### Stated problem
With pictures left out, retype the lines from the start of the records through the one that contains "length=6, width=1.2, pad=10)".

┌─ Input for this task

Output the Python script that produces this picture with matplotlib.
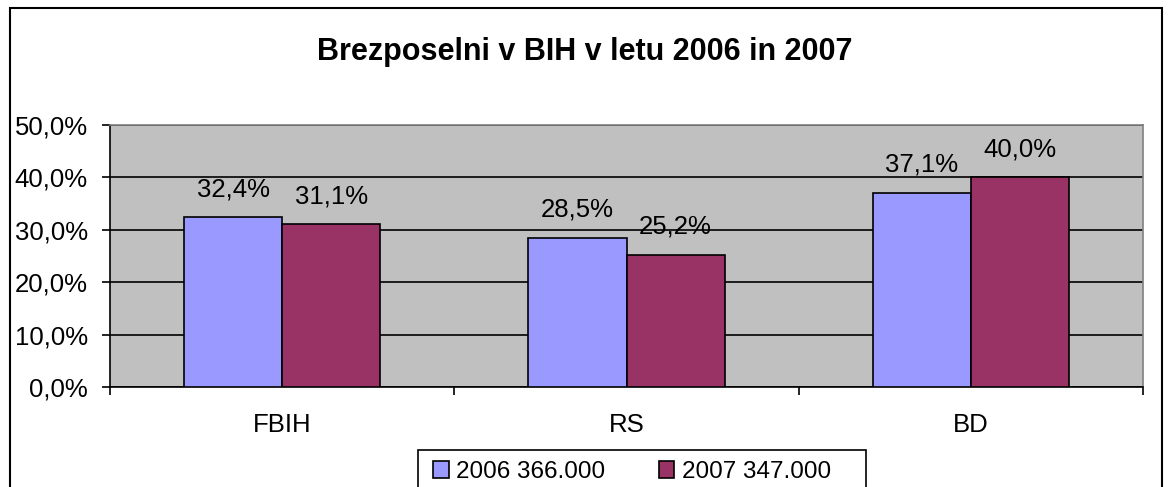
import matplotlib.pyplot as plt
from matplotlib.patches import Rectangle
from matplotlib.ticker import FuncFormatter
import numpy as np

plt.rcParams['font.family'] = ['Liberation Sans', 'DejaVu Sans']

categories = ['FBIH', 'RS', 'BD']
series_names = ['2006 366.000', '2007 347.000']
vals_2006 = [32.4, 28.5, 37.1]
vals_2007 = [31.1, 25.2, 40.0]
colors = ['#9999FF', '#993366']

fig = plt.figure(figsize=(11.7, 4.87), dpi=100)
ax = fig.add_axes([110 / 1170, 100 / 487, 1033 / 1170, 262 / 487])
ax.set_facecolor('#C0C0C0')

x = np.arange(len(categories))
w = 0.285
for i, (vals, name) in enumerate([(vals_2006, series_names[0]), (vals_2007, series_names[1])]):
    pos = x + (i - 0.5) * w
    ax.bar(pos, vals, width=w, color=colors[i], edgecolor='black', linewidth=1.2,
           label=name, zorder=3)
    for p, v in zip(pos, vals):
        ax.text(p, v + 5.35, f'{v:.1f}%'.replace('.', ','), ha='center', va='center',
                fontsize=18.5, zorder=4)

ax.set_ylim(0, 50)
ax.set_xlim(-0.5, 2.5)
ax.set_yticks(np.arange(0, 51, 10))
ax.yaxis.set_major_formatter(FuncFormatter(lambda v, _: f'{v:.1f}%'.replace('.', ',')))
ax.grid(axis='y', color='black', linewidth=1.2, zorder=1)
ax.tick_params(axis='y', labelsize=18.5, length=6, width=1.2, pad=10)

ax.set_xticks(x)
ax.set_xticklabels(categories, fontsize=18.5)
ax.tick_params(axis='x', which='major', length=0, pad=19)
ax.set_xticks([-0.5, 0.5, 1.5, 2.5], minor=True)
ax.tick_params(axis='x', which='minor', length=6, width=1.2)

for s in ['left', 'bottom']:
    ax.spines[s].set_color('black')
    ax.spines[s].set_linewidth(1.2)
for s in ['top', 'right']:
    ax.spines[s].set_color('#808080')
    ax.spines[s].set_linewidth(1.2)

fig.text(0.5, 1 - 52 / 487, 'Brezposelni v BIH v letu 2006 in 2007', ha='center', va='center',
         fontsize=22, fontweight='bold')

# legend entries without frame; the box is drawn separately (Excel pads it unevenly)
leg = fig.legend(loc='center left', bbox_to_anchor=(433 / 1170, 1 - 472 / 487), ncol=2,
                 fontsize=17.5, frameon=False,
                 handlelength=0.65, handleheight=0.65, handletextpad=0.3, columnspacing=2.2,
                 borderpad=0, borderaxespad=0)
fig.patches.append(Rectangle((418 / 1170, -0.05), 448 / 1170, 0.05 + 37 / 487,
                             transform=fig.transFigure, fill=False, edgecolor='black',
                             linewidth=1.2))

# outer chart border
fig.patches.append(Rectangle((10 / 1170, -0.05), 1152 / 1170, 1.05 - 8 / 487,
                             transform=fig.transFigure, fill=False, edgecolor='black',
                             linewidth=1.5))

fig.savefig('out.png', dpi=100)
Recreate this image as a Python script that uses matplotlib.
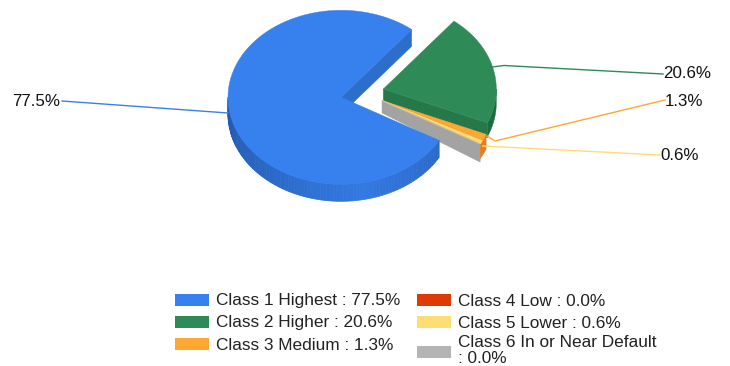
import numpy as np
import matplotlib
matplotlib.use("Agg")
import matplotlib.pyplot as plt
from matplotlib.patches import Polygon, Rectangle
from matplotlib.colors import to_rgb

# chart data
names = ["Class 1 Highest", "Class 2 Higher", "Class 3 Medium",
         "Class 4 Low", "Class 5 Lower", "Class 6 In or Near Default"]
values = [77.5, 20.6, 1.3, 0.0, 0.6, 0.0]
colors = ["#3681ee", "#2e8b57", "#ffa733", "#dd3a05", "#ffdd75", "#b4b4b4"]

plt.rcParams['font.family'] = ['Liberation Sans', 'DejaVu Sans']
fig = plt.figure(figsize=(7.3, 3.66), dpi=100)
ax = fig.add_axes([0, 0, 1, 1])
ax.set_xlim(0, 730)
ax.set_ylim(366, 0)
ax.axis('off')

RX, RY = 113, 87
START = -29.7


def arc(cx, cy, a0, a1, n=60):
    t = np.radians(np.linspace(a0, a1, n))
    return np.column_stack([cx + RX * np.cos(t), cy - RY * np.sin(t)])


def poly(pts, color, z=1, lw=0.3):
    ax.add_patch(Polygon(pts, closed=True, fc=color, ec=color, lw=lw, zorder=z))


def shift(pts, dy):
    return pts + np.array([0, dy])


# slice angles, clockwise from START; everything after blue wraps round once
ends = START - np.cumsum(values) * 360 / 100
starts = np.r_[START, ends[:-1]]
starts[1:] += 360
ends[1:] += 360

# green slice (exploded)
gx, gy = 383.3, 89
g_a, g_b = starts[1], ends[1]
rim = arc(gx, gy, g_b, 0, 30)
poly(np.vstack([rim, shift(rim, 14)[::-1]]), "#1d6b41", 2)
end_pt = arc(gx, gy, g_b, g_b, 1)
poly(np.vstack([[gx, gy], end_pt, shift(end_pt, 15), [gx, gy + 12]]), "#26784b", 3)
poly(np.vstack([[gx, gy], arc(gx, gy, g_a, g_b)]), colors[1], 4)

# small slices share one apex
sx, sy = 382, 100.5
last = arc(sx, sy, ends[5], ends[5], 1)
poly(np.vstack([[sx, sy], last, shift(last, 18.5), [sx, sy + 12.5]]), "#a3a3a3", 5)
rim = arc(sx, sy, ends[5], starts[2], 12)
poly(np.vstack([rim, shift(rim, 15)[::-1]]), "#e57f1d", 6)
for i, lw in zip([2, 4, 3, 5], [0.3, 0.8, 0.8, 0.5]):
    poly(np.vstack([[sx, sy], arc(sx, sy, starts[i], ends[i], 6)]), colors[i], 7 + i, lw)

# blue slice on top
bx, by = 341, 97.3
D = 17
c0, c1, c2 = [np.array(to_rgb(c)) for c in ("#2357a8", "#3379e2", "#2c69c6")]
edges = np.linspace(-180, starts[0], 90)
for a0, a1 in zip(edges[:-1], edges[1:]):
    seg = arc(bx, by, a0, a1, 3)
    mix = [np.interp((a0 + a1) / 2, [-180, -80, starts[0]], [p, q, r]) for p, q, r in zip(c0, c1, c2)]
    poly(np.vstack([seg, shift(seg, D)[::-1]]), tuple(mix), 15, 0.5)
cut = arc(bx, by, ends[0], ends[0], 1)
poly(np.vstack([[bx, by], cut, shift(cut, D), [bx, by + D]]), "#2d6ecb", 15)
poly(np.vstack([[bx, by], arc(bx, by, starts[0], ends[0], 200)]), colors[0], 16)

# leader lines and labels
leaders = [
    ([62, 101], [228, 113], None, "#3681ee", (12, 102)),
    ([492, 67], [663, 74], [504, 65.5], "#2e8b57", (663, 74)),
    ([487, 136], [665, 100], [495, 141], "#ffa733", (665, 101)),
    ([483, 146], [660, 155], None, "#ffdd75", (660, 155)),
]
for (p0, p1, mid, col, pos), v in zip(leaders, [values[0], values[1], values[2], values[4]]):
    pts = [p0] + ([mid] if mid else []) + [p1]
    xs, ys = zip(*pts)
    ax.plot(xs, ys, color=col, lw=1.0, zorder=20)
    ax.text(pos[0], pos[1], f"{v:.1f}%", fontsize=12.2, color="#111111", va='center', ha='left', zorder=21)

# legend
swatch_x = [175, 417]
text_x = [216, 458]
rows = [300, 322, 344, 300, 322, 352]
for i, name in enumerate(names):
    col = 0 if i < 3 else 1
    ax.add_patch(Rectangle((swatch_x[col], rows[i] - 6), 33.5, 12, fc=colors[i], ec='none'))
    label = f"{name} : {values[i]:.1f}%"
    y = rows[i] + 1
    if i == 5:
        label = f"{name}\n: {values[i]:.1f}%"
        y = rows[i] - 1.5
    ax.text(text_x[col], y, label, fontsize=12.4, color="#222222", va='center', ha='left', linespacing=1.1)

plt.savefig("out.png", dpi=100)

└─

### Solution to the exercise
Output the Python script that produces this picture with matplotlib.
import matplotlib.pyplot as plt
from matplotlib.patches import Rectangle
from matplotlib.ticker import FuncFormatter
import numpy as np

plt.rcParams['font.family'] = ['Liberation Sans', 'DejaVu Sans']

categories = ['FBIH', 'RS', 'BD']
series_names = ['2006 366.000', '2007 347.000']
vals_2006 = [32.4, 28.5, 37.1]
vals_2007 = [31.1, 25.2, 40.0]
colors = ['#9999FF', '#993366']

fig = plt.figure(figsize=(11.7, 4.87), dpi=100)
ax = fig.add_axes([110 / 1170, 100 / 487, 1033 / 1170, 262 / 487])
ax.set_facecolor('#C0C0C0')

x = np.arange(len(categories))
w = 0.285
for i, (vals, name) in enumerate([(vals_2006, series_names[0]), (vals_2007, series_names[1])]):
    pos = x + (i - 0.5) * w
    ax.bar(pos, vals, width=w, color=colors[i], edgecolor='black', linewidth=1.2,
           label=name, zorder=3)
    for p, v in zip(pos, vals):
        ax.text(p, v + 5.35, f'{v:.1f}%'.replace('.', ','), ha='center', va='center',
                fontsize=18.5, zorder=4)

ax.set_ylim(0, 50)
ax.set_xlim(-0.5, 2.5)
ax.set_yticks(np.arange(0, 51, 10))
ax.yaxis.set_major_formatter(FuncFormatter(lambda v, _: f'{v:.1f}%'.replace('.', ',')))
ax.grid(axis='y', color='black', linewidth=1.2, zorder=1)
ax.tick_params(axis='y', labelsize=18.5, length=6, width=1.2, pad=10)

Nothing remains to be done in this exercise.